I can give it a try.  It depends on the alignment, but I should be able to make it work one way or the other.

>> Source/JavaScriptCore/assembler/MacroAssemblerARM64.cpp:333
>> +    "add       x9, sp, #" STRINGIZE_VALUE_OF(PROBE_CPU_Q0_OFFSET) "\n"
> 
> x9 is only used for indexing, right?

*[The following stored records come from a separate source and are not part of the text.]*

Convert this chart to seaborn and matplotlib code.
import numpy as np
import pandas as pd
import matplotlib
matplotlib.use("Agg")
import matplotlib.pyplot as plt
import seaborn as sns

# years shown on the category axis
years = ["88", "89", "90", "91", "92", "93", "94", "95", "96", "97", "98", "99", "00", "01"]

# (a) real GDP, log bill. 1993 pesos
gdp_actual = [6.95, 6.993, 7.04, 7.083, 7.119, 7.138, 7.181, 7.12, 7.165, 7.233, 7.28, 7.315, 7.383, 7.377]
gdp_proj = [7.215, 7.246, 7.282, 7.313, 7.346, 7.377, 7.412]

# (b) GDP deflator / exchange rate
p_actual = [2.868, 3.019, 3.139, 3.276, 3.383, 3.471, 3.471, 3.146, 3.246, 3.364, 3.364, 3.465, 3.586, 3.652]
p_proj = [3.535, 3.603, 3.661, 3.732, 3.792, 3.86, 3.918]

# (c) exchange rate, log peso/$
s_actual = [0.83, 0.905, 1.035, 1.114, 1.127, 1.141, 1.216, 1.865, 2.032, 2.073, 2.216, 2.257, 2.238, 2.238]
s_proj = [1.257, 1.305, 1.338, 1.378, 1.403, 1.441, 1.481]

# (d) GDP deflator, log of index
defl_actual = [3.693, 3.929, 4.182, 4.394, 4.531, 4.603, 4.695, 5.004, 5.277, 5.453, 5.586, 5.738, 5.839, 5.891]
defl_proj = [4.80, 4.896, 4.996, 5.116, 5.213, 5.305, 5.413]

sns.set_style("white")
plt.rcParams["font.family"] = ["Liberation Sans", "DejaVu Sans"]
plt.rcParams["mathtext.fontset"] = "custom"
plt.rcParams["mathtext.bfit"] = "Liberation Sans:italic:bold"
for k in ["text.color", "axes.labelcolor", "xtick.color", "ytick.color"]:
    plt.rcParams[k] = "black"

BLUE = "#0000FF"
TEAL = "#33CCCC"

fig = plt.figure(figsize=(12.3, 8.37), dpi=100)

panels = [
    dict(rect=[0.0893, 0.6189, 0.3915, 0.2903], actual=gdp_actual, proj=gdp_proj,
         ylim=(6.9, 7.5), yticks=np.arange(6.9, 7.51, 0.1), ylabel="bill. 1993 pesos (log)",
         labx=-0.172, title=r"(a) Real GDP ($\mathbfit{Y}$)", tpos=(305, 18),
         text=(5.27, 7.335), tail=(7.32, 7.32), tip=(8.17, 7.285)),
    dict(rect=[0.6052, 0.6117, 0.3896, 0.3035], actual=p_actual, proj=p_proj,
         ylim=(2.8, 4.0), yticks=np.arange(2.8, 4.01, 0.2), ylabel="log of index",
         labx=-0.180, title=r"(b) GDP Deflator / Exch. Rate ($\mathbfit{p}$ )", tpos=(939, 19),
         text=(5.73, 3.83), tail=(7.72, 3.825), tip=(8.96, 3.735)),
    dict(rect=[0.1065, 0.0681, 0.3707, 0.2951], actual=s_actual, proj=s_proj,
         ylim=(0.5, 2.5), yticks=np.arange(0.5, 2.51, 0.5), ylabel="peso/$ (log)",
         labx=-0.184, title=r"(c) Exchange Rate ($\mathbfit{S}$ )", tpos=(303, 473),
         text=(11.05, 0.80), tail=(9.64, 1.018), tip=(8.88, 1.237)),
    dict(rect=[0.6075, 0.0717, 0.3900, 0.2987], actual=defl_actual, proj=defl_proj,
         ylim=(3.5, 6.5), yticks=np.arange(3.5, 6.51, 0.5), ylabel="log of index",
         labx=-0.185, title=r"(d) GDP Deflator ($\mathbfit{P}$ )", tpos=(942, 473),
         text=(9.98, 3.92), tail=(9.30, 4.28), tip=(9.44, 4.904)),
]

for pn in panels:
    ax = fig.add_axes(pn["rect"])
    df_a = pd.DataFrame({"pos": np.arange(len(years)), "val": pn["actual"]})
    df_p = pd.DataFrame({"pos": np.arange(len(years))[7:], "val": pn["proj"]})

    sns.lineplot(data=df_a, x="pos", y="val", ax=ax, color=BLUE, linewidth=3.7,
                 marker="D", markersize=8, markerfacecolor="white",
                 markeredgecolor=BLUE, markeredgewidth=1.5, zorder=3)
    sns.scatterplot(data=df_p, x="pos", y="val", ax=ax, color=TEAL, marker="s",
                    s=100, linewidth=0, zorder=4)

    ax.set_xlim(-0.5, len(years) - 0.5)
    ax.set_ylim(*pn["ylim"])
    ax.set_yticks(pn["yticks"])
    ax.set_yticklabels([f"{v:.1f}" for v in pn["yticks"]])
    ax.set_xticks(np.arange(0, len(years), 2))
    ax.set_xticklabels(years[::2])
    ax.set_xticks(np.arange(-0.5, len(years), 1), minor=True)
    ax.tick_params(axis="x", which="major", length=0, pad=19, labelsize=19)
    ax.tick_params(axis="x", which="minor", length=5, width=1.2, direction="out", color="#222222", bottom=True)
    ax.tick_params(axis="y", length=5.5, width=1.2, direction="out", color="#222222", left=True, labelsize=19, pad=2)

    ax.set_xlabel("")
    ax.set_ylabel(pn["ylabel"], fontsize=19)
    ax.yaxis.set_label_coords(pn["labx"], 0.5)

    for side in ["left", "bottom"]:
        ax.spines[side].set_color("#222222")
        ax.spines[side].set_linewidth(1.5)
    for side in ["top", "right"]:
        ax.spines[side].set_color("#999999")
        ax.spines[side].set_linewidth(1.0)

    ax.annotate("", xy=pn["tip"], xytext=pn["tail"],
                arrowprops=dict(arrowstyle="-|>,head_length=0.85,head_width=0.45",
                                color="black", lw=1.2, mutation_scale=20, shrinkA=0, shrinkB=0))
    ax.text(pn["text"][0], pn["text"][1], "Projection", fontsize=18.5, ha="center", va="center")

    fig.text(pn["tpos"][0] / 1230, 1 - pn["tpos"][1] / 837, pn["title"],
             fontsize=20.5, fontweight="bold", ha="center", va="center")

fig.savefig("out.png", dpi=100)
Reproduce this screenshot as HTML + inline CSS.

Can you add Q0_OFFSET to sp below instead of using x9?

I used to do the indexing off of sp.  The whole reason for introducing a new base register x9 is because your favorite "stp" instruction is limited in what offsets it can take.  As a reasult, some of the last stores below (maybe 3 of them) cannot be encoded in a stp instruction if I use sp.  So, I switched to x9 just for consistency of how we store to the set of saved fprs.

So, no.  We cannot index off of sp.

>> Source/JavaScriptCore/assembler/MacroAssemblerARM64.cpp:476
>> +    "beq     " LOCAL_LABEL_STRING(ctiMasmProbeTrampolineEnd) "\n"
> 
> Here you can use cbz / cbnz.

I'll look into it.

>> Source/JavaScriptCore/assembler/MacroAssemblerARM64.cpp:478
>> +    // In order to restore lr, we need to do the restorationation at the probe return site.
> 
> "restorationation"

Will fix.

>> Source/JavaScriptCore/assembler/MacroAssemblerARM64.cpp:518
>> +    "add       sp, sp, #" STRINGIZE_VALUE_OF(OUT_SIZE) "\n"
> 
> Here I think you could have used incrementing ldp instead of adding at the end.

How do I do that?  OUT_SIZE is 6 * 8 bytes.  Doesn't post-increment only increment by the size of values read i.e. 16 bytes in this case?

Oh ... you mean change all 3 ldps to be post-increment.  I'll look into it.
Comment 8 Mark Lam 2017-07-26 10:47:32 PDT
Comment on attachment 316425 [details]
proposed patch.

View in context: https://bugs.webkit.org/attachment.cgi?id=316425&action=review

>>> Source/JavaScriptCore/assembler/MacroAssemblerARM64.cpp:324
>>> +    "str       lr, [sp, #" STRINGIZE_VALUE_OF(SAVED_PROBE_RETURN_PC_OFFSET) "]" "\n"
>> 
>> Can the above two be stp lr, x6 [sp, PC_OFFSET] ?
> 
> I can give it a try.  It depends on the alignment, but I should be able to make it work one way or the other.

Turns out I can't do this either because stp offsets have limited range: "error: index must be a multiple of 8 in range [-512, 504]."
Comment 9 Mark Lam 2017-07-26 11:32:11 PDT
Thanks for the review.  Landed in r219951: <http://trac.webkit.org/r219951>.